**STATED EXERCISE**
Copy out, with no alterations, the lines below running from the one containing "Reproduce this chart with Chart.js." to the one containing "const yTicks = [1, 2, 3, 4, 5, 6, 7, 8];", inclusive at each end; pictures are omitted.
---- ENTRIES PROVIDED
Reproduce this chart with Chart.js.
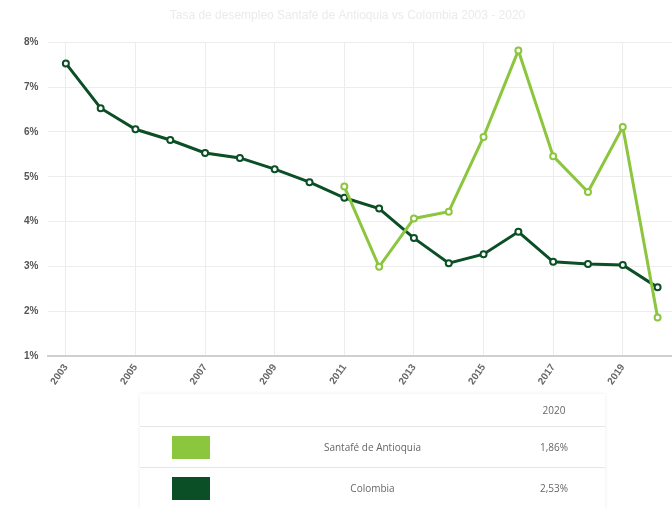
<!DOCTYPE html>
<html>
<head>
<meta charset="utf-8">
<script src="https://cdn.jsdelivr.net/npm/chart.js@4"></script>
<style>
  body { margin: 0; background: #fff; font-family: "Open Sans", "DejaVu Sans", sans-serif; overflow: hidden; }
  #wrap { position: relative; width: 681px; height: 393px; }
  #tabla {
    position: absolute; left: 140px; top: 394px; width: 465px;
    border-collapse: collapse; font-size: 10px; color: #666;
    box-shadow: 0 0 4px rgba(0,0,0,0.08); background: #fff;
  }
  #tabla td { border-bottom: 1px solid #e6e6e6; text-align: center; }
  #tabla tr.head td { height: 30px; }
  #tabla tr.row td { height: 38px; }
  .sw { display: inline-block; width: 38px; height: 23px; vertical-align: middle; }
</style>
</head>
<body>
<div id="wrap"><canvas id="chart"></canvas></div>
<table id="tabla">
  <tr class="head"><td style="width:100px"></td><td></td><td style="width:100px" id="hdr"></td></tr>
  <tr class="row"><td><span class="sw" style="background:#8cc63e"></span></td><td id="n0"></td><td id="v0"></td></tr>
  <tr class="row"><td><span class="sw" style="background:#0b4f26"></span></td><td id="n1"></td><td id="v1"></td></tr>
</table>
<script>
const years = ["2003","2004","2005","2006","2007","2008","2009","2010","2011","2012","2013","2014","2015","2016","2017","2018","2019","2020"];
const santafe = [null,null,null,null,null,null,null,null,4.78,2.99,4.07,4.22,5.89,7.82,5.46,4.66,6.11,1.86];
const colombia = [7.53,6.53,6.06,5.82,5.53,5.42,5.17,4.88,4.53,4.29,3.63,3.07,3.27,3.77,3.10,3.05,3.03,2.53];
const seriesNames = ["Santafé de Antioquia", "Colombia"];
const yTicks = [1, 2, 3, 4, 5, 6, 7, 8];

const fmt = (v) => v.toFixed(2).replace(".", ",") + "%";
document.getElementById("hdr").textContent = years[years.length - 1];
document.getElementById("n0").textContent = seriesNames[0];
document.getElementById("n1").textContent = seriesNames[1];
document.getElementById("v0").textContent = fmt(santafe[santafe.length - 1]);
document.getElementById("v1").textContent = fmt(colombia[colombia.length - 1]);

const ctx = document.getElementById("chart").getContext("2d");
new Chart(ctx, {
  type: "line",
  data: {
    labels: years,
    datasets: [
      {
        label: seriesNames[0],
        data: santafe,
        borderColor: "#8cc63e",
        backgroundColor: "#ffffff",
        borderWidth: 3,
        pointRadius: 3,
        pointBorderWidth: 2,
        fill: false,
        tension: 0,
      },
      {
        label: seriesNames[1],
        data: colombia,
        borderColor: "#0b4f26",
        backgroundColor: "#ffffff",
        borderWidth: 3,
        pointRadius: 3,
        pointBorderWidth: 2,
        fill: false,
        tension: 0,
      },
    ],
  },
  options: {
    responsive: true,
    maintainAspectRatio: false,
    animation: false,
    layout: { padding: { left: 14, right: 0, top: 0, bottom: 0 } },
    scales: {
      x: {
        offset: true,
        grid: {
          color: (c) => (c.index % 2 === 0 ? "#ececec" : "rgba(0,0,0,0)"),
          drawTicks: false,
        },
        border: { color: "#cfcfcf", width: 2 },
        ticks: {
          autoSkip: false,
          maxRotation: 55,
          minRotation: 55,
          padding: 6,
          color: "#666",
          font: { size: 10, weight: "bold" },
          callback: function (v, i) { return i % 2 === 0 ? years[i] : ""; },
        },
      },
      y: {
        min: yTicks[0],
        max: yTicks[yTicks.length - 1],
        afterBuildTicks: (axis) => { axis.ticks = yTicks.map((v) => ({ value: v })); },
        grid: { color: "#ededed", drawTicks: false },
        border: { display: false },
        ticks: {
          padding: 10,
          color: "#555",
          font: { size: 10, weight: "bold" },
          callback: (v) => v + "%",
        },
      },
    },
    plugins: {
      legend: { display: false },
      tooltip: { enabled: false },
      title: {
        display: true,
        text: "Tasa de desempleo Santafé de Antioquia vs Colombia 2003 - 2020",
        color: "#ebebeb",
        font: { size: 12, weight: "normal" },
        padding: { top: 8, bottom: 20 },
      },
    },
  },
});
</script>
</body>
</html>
--------
---- ENTRIES PROVIDED
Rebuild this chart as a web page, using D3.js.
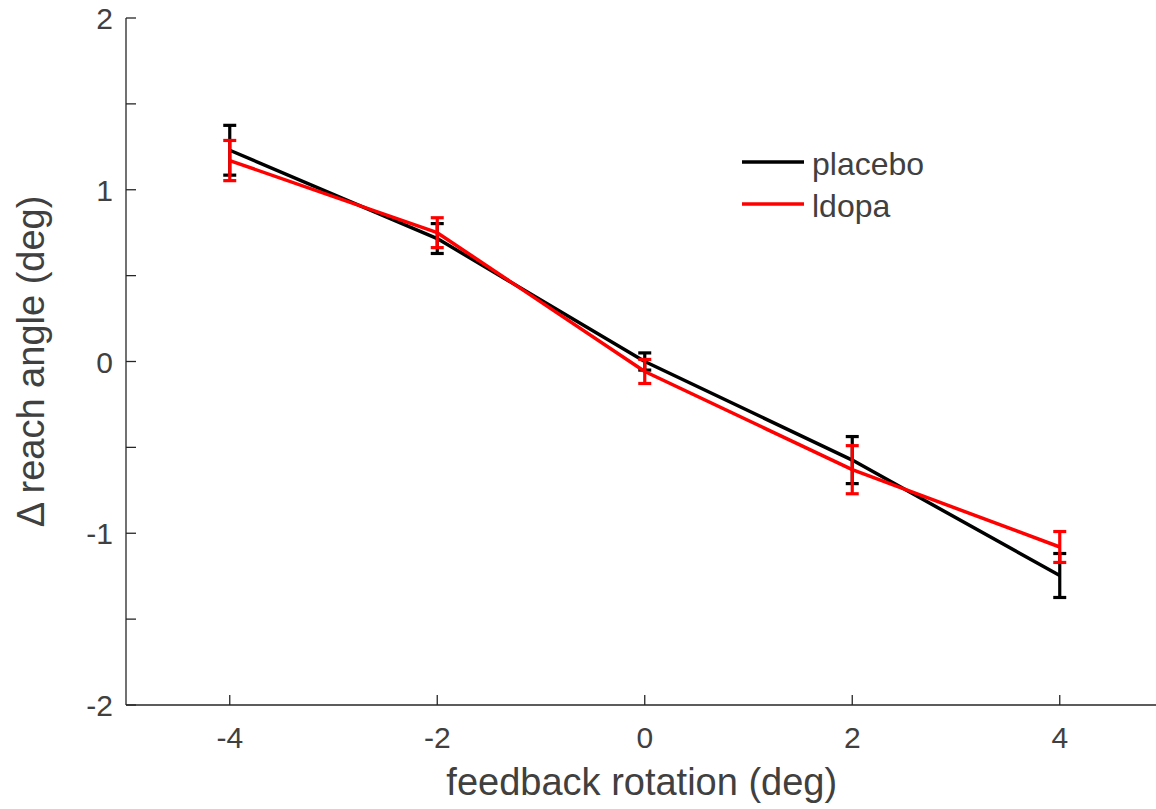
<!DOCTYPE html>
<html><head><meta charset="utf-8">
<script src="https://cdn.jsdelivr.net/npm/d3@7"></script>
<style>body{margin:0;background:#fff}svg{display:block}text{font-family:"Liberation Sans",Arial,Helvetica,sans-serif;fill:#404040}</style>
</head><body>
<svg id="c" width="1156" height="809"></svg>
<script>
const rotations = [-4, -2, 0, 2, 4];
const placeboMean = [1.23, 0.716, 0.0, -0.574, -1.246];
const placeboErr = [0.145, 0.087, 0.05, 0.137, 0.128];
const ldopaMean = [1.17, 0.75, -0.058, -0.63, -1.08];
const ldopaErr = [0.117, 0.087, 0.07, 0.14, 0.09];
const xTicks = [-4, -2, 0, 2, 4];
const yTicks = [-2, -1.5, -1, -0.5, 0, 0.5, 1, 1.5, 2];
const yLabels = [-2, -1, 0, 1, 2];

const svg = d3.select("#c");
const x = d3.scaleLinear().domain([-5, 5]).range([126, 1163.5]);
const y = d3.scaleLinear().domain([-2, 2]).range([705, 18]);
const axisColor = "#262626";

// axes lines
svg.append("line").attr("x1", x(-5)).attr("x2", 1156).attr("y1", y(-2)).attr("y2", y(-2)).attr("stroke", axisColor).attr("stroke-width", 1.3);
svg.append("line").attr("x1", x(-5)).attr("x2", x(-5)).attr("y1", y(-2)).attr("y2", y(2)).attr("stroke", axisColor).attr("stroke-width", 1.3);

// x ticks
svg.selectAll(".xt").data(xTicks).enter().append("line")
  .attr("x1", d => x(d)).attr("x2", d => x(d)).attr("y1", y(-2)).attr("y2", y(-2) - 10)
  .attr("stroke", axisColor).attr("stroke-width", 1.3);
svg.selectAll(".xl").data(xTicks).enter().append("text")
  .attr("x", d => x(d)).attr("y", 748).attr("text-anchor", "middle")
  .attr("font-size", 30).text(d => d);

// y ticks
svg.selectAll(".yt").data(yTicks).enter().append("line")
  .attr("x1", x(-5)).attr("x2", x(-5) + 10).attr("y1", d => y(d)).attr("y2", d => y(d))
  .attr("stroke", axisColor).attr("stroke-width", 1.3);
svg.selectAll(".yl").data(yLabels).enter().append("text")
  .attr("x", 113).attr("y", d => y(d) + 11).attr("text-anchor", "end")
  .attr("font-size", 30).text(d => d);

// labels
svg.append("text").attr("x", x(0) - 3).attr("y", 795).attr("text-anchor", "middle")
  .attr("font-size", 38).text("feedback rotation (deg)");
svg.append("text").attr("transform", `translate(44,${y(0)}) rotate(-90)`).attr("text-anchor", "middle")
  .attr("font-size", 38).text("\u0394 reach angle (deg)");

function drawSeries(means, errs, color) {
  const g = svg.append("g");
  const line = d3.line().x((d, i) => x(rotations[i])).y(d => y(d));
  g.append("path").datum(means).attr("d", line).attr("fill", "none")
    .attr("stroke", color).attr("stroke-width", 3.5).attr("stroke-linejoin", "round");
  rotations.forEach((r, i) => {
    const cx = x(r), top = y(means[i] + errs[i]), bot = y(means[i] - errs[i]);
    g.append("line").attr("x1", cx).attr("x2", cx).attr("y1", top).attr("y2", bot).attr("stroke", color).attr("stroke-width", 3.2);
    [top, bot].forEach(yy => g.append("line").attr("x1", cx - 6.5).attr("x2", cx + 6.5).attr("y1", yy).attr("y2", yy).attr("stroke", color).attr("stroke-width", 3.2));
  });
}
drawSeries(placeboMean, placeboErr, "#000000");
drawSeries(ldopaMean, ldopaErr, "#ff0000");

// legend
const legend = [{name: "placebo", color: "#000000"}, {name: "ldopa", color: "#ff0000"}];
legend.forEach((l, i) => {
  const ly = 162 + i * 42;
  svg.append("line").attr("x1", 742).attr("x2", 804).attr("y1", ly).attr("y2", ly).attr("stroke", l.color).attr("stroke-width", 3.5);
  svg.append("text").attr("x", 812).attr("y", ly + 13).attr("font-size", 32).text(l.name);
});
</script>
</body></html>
--------
**THE SOLUTION**
Reproduce this chart with Chart.js.
<!DOCTYPE html>
<html>
<head>
<meta charset="utf-8">
<script src="https://cdn.jsdelivr.net/npm/chart.js@4"></script>
<style>
  body { margin: 0; background: #fff; font-family: "Open Sans", "DejaVu Sans", sans-serif; overflow: hidden; }
  #wrap { position: relative; width: 681px; height: 393px; }
  #tabla {
    position: absolute; left: 140px; top: 394px; width: 465px;
    border-collapse: collapse; font-size: 10px; color: #666;
    box-shadow: 0 0 4px rgba(0,0,0,0.08); background: #fff;
  }
  #tabla td { border-bottom: 1px solid #e6e6e6; text-align: center; }
  #tabla tr.head td { height: 30px; }
  #tabla tr.row td { height: 38px; }
  .sw { display: inline-block; width: 38px; height: 23px; vertical-align: middle; }
</style>
</head>
<body>
<div id="wrap"><canvas id="chart"></canvas></div>
<table id="tabla">
  <tr class="head"><td style="width:100px"></td><td></td><td style="width:100px" id="hdr"></td></tr>
  <tr class="row"><td><span class="sw" style="background:#8cc63e"></span></td><td id="n0"></td><td id="v0"></td></tr>
  <tr class="row"><td><span class="sw" style="background:#0b4f26"></span></td><td id="n1"></td><td id="v1"></td></tr>
</table>
<script>
const years = ["2003","2004","2005","2006","2007","2008","2009","2010","2011","2012","2013","2014","2015","2016","2017","2018","2019","2020"];
const santafe = [null,null,null,null,null,null,null,null,4.78,2.99,4.07,4.22,5.89,7.82,5.46,4.66,6.11,1.86];
const colombia = [7.53,6.53,6.06,5.82,5.53,5.42,5.17,4.88,4.53,4.29,3.63,3.07,3.27,3.77,3.10,3.05,3.03,2.53];
const seriesNames = ["Santafé de Antioquia", "Colombia"];
const yTicks = [1, 2, 3, 4, 5, 6, 7, 8];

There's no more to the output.